Grim & Perilous Quarterly Fan Content Showcases

Hello all! We’ve been quiet here at Grim & Perilous Studios for a while now as we have been getting our proverbial feet wet with the transition in leadership.  Stay tuned here, as, with the coming year, we will have quite a few new announcements and activities from G&P. I am looking forward to what 2021 will bring, and look forward to bringing you all along with us during the journey.  Before this year ends, however, Peter came to me and wanted to shed some more light on our Community Content products and proposed writing a quarterly showcase of the best selling content.  To me, it was a no-brainer, but it was more or less a matter of when we could start.  That time is now, and Peter will be bringing you all these showcases every three months.  If you are looking for more content to add or change your ZWEIHÄNDER game up, check these out, and maybe even leave the contributors a review.  Cheers, and have a Happy New Year!  Adam J. Rose



Grim & Perilous Showcase December 2020

Looking back over the past three months has seen an interesting mix of new products released by the Grim & Perilous Librarians. This showcase picks out just three as a sample of what the library has to offer: The Grim & Perilous Solo Rules are the best selling PDF, Lowborn Issue#3 as the best selling in print, and 100 Encounters for Fantasy Mountains as the best selling new release since October.

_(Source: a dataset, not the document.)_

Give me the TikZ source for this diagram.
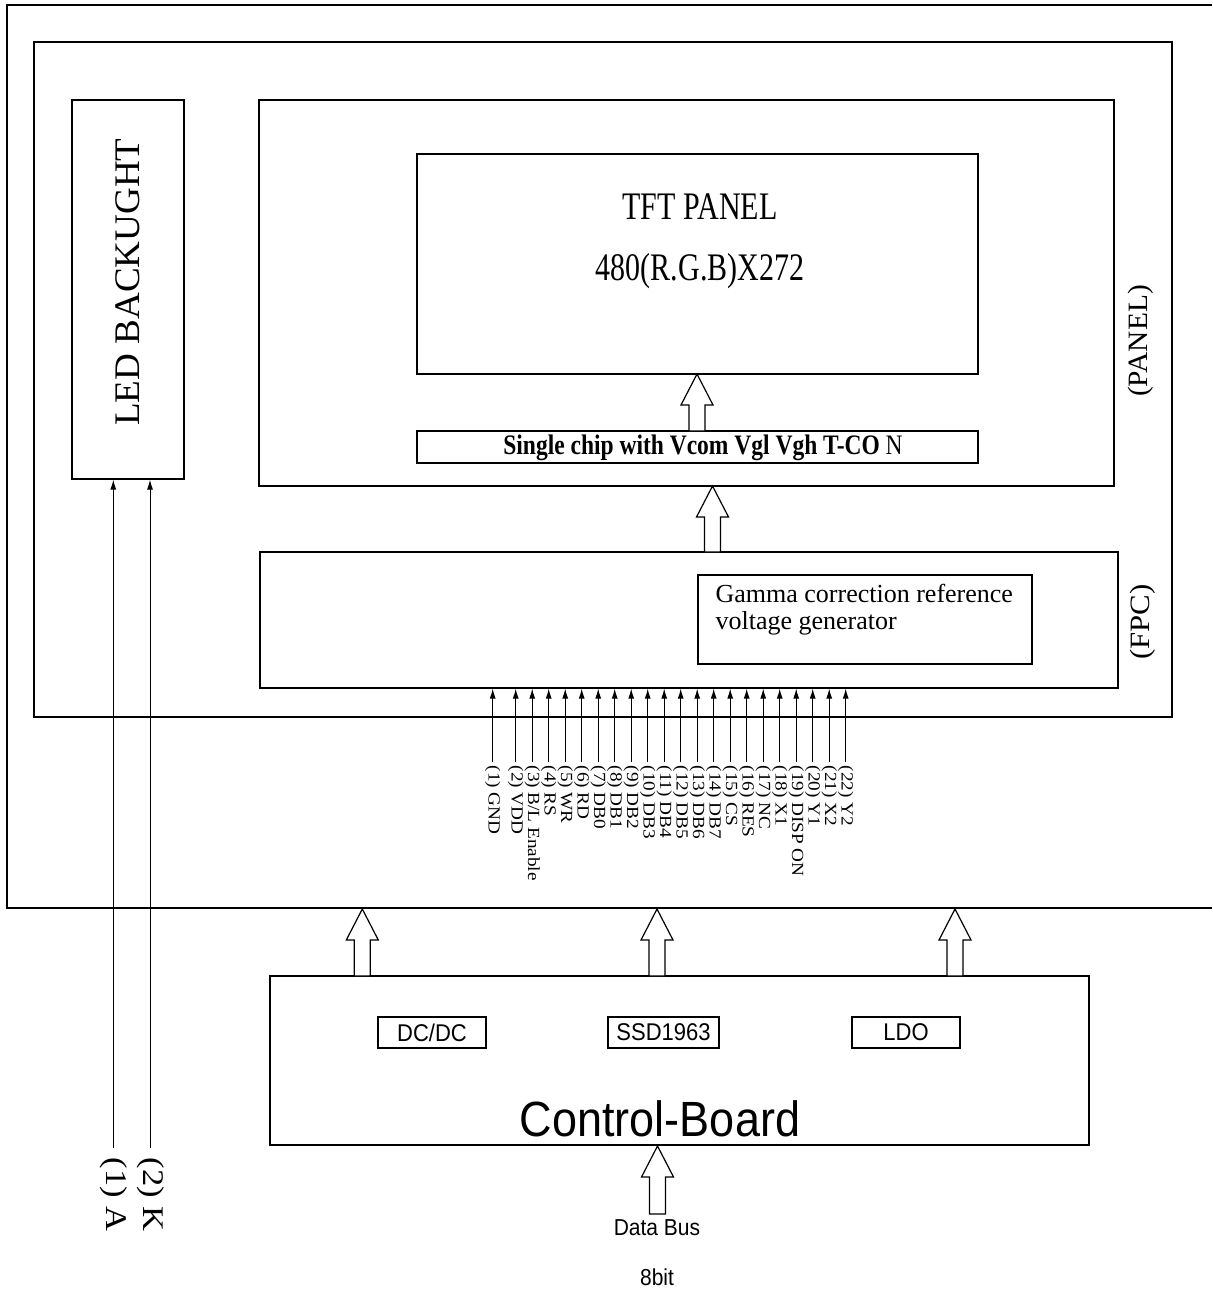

Cover of the Grim & Perilous Solo Rules This rules supplement allows you to play ZWEIHÄNDER without a Games Master. Questions about the world and the actions of all the NPCs that you would normally ask your GM are handled by a few simple tables and one or two dice rolls.

Rules are provided for simple and complex questions, scene objectives, NPC reactions all using native ZWEIHÄNDER mechanics.

Additionally, you get some useful record sheets to keep track of your solo adventures and an example actual play of the first few scenes of a new character’s adventure.

$4.95 $3.50$2.99

Lowborn Issue#3 cover Lowborn is the quarterly Zweihänder fanzine. Issue Three contains a great mix of articles from adventures, to new trappings and encounters and tons of things for GMs to work into their own games.

This issue offers articles on:

  • Stress and Chaos
  • Drama Dice and Pools
  • Tactics and Mass Combat
  • Professional Trappings
  • An Adventure: Cytoplasm
  • Sewer Encounters
  • Grim & Perilous Saints of the Holy Roman Empire and more…

$4.99$3.74 PDF/$9.99 Premium Color Print

100 Encounters for Fantasy Mountains cover Mountains can be dangerous places in and of themselves, being home to such as mud- and rockslides, avalanches, high winds, freezing conditions, and potential falls. This supplement has 100 different encounters that can be used to add extra detail to a mountain journey or as a source of adventure hooks. Some are potentially useful, some are potentially hazardous and some are simply odd.

  • Cutting into the side of the mountain is a deep, steep-sided valley. The vegetation in the valley is all twisted and sickly, apparently dying, and the smell of rot rises from it, as all the animal and birdlife in the valley has died. Curiously, none of the corpses are attracting insects. (The valley has been poisoned, but the Characters will be safe unless they consume the water, vegetation, or dead creatures. Treat the effects as being a combination of both Animalbane and Folkbane, as it will affect both Animals and Humanoids.)
  • Dangling from the face of a cliff are several corpses. The corpses are linked together by a rope and appear to have been climbing the cliff face before something killed them.
  • Dense trees hide a sudden drop-off from view. The trees suddenly disappear, revealing the top of a steep cliff. Travelers who are going through the trees too fast may not have enough time to stop (Characters traveling faster than a walking pace must make an (Easy +20%) Coordination Test to stop in time; those who fail must make a (Standard +/-0%) Acrobatics Test to grab onto a root or outcropping to avoid falling off the cliff).
  • Dying trees cover the mountain’s slope here. Each tree has had the bark stripped off the trunk to a height about 6′ above the ground (a (Trivial +30%) Folklore Test or a (Trivial +30%) Survival Test to determine that the damage is animal in origin).
  • Far above, what appears to be a stone balcony protrudes from the side of a cliff.